Under 28 U.S.C. § 2462, any “action, suit or proceeding for the enforcement of any civil fine, penalty, or forfeiture, pecuniary or otherwise, shall not be entertained unless commenced within five years from the date when the claim first accrued.” A case called SEC v. Kokesh has now raised the question of whether this five-year statute of limitations applies to claims for disgorgement or whether, instead, forfeiture is simply an equitable remedy to which no statute of limitations applies. The resolution of this issue will also have huge consequences for the SEC and other agencies seeking similar remedies in other cases.
Under 28 U.S.C. § 2462, the question is whether disgorgement is a form of penalty or forfeiture. The SEC had filed suit against Kokesh in 2009, accusing him of misappropriating money from four business development companies over a twelve-year period. The agency won a jury verdict against Kokesh in 2014, and the court ordered him to disgorge nearly $35 million, plus more than $18 million in prejudgment interest, and pay a $2.4 million penalty.
Kokesh appealed to the Tenth Circuit, arguing he shouldn’t have been ordered to cough up money he was paid before 2004 because of the five-year statute of limitations. The Tenth Circuit rejected Kokesh’s arguments in August 2016, holding that neither his disgorgement nor an injunction warning him not to violate securities laws were penalties, because neither remedy was a punishment.

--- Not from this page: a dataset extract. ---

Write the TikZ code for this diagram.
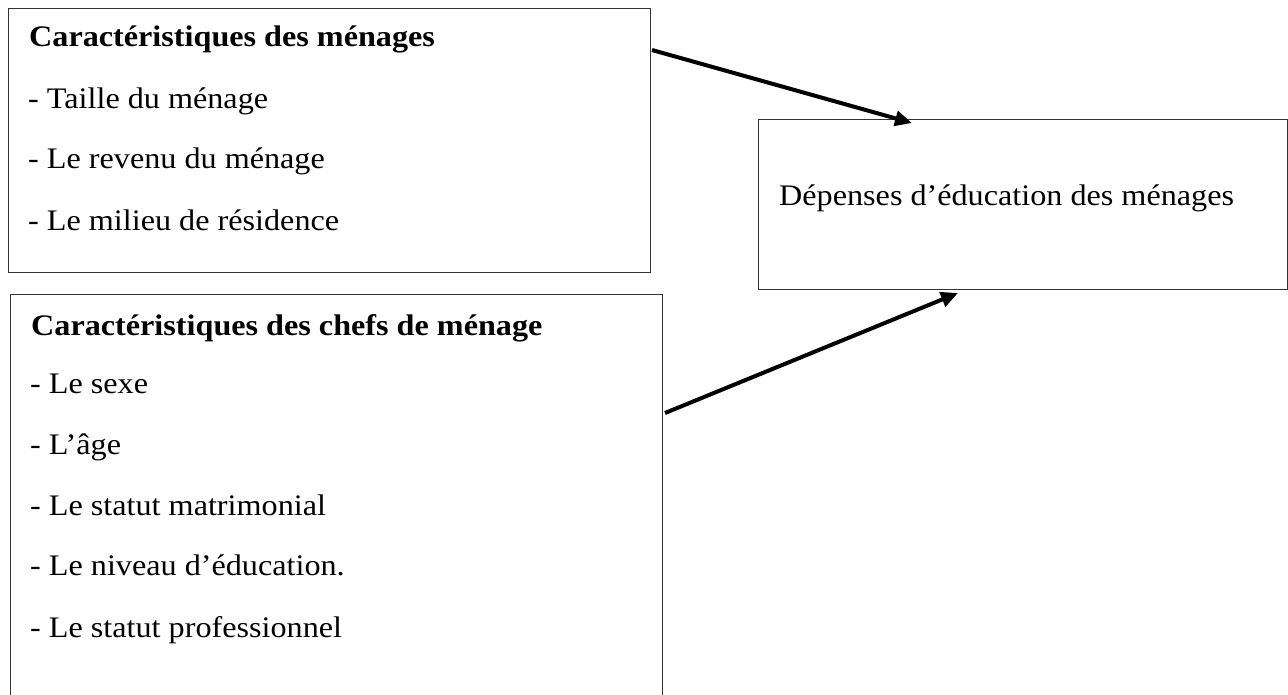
\documentclass[tikz,border=0pt]{standalone}
\usepackage{fontspec}
\setmainfont{Liberation Serif}[FakeStretch=1.08]
\usetikzlibrary{arrows.meta}
\begin{document}
\begin{tikzpicture}[x=1pt,y=-1pt,
  boxframe/.style={draw=black!80,line width=1.4pt,rectangle,inner sep=0pt,anchor=north west},
  txt/.style={anchor=base west,inner sep=0pt,font=\fontsize{29.8}{35}\selectfont},
  head/.style={txt,font=\fontsize{29.8}{35}\selectfont\bfseries},
  arr/.style={line width=4pt,-{Triangle[length=17pt,width=15pt]}}]
\useasboundingbox (0,0) rectangle (1288,694);
\clip (0,0) rectangle (1288,694);
% boxes
\node[boxframe,minimum width=642pt,minimum height=264pt] (box1) at (8,8) {};
\node[boxframe,minimum width=652pt,minimum height=420pt] (box2) at (10,294) {};
\node[boxframe,minimum width=529pt,minimum height=170pt] (box3) at (758,119) {};
% texts box 1
\node[head] (h1) at (29,46.5) {Caractéristiques des ménages};
\node[txt] (t11) at (28,108) {- Taille du ménage};
\node[txt] (t12) at (28,168.5) {- Le revenu du ménage};
\node[txt] (t13) at (28,230) {- Le milieu de résidence};
% texts box 2
\node[head] (h2) at (31,335) {Caractéristiques des chefs de ménage};
\node[txt] (t21) at (30,393) {- Le sexe};
\node[txt] (t22) at (30,454.5) {- L’âge};
\node[txt] (t23) at (30,515) {- Le statut matrimonial};
\node[txt] (t24) at (30,575) {- Le niveau d’éducation.};
\node[txt] (t25) at (30,637) {- Le statut professionnel};
% text box 3
\node[txt] (t3) at (779,205) {Dépenses d’éducation des ménages};
% arrows
\coordinate (a1s) at (652,50);
\coordinate (a1e) at (912,123);
\coordinate (a2s) at (665,413);
\coordinate (a2e) at (958,293);
\draw[arr] (a1s) -- (a1e);
\draw[arr] (a2s) -- (a2e);
\end{tikzpicture}
\end{document}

The Tenth Circuit sided with the D.C. Circuit and the First Circuit, which had also said the two types of recovery are different. But the decision conflicted with another from the Eleventh Circuit, which ruled in May that disgorgement is effectively the same as “forfeiture,” which is specifically limited to five years. Barring a lengthy fight over Senate confirmation, it seems likely that the ninth seat on the Supreme Court, left vacant by the death of Justice Scalia, will be filled by the time this case is briefed and argued.